Dynamic token types for ambiguous languages

viridium · December 29, 2016, 4:54pm

Hi there,

I’m wondering if CodeMirror supports defining token types more dynamically. For example, if I were to use CodeMirror to create English language sentences, a word in a sentence may be a verb or a noun in a way that a parser cannot infer statically; the information must be supplied by a user externally:

We saw her duck.

I’ve been pointed to markText, but it feels like the wrong place to start. Even if I ended up using it, I may have to build a lot of the use case myself. Note that I need a token to stay of a given type until it’s modified; optionally, I would also like an option to force the token to be deleted or replaced all at once, which means disallowing editing inside the token.

Thanks,
Mihai

marijn · December 29, 2016, 7:18pm

That’s the atomic option to markText.

viridium · January 6, 2017, 1:18am

However, isn’t the mode the place to decide on this and represent the differences as different token types? Is there a best practice for doing it at the mode level? Any reason no to do it like that?

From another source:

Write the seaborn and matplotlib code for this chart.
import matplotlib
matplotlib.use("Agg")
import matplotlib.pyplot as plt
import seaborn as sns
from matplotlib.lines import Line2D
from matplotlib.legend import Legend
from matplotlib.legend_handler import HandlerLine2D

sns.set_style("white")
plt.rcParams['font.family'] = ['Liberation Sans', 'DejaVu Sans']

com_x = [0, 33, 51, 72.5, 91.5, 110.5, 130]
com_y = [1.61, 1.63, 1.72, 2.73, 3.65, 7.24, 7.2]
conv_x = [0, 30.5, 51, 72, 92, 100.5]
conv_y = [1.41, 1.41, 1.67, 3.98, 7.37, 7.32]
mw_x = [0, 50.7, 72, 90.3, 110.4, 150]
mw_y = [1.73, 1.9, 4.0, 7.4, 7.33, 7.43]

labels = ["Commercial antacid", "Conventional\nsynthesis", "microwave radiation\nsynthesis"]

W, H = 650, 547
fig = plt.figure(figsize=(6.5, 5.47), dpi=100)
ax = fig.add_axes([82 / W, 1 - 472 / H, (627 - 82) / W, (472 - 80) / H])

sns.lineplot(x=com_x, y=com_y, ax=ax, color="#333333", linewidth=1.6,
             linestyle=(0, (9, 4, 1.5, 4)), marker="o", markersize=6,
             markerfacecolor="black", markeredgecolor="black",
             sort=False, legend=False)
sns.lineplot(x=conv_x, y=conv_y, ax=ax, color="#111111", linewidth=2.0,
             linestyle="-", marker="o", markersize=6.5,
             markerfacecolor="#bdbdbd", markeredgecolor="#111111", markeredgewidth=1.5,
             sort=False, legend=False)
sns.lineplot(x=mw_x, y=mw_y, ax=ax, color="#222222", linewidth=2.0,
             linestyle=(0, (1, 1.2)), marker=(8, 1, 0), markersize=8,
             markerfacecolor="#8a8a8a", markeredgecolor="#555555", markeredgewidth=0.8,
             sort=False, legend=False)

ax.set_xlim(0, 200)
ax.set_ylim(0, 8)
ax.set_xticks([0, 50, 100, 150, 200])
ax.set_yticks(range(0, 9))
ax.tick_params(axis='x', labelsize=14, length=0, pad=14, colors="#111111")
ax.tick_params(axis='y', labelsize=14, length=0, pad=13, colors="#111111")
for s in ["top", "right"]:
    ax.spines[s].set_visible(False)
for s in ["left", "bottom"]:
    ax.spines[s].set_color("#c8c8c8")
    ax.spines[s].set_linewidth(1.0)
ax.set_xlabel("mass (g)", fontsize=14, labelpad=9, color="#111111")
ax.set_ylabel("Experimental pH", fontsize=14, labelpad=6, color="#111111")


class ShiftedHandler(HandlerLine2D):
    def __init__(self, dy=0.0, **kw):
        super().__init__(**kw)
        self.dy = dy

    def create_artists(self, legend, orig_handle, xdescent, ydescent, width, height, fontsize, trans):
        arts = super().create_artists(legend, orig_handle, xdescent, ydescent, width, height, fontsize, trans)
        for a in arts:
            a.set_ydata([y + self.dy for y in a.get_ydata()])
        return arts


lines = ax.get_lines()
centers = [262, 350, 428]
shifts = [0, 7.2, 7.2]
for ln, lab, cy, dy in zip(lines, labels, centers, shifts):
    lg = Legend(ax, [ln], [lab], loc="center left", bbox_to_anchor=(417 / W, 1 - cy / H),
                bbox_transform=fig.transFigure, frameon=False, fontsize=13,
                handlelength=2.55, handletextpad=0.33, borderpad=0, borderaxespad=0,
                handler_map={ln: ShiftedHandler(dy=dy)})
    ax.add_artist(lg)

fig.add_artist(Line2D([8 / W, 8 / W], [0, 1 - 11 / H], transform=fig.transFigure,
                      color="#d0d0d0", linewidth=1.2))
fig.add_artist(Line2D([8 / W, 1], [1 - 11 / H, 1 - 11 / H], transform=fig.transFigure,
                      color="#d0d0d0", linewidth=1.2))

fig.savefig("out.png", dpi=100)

marijn · January 6, 2017, 8:09am

Nope, that’s not what CodeMirror modes do – they provide tokenizing information, but don’t directly change the state of the editor.

viridium · January 6, 2017, 9:59am

But modes can indirectly change the state of the editor: they can change their mind about a token’s type. If a noun changes to a verb, isn’t that a change in the token type? If we don’t use the mode, aren’t we in effect dumbing down the mode and pushing knowledge that should belong in the mode elsewhere?